Bipartisan Legislation Introduced to Prevent the Flight of Billions of Dollars in Foreign Bank Deposits Out of U.S. Economy
Today bipartisan legislation was filed by U.S. Representatives Bill Posey (R-FL) and Gregory Meeks (D-NY) to prevent the flight of billions of dollars in foreign bank deposits from U.S. banks. The IRS recently proposed overturning a nearly 100 year old policy, without direction from Congress, with a regulation requiring all U.S. banks to report annually on the amount of interest paid to non-resident alien individual deposits. By law, these non-resident aliens do not pay taxes on this interest, and the rule creates legitimate concerns that once personal bank account information is collected it could be shared with countries with less scrupulous government agencies.
“If you’re an investor from a country with massive human rights violations or a corrupt regime, chances are you want your personal bank account information held in confidence,” said Representative Bill Posey, a member of the House Financial Services Committee. “By imposing this new reporting requirement, those depositors will think twice about where they invest their money and cause many to invest elsewhere at a cost of billions of dollars to our economy.
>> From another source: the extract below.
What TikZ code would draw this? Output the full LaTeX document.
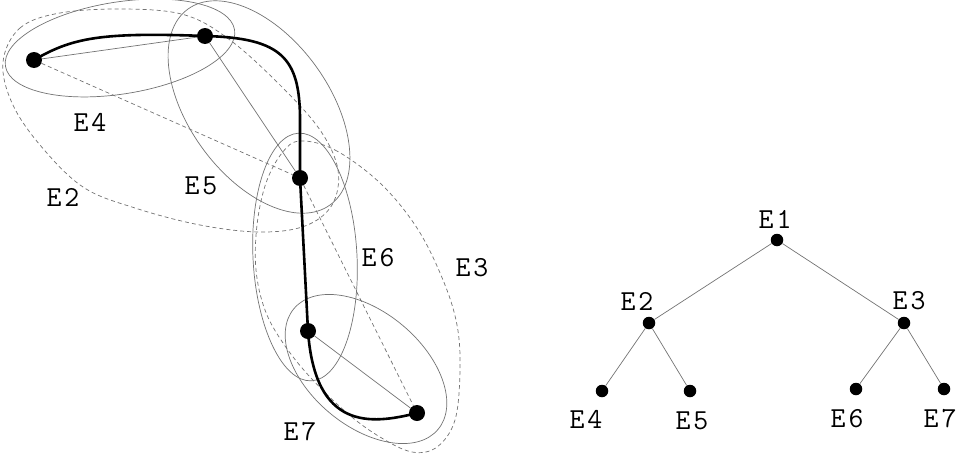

This is the wrong time to encourage individuals to withdraw billions from U.S. banks.”
“At a time when our economy is experiencing a nascent recovery, the last thing we want to do is discourage foreign investment in the United States. We must protect America’s reputation as the best place in the world to invest and do business,” said Representative Gregory Meeks, also a member of the House Financial Services Committee.
For more than 90 years, the U.S. has had in place a policy of encouraging foreigners to deposit their money in U.S. banks so that money could be used to provide capital to the U.S. marketplace. The IRS first proposed this interest reporting regulation in 2001 but it was strongly opposed by a bipartisan coalition of more than 100 Members of Congress, leading the IRS to withdraw it during the Bush Administration. The interest payments are not subject to U.S. tax, so this additional reporting requirement for banks will not further any U.S. financial interest in collecting revenues from foreign depositors, but it will lead to billions of dollars of capital flight from the United States at a time when the economy struggles to recover.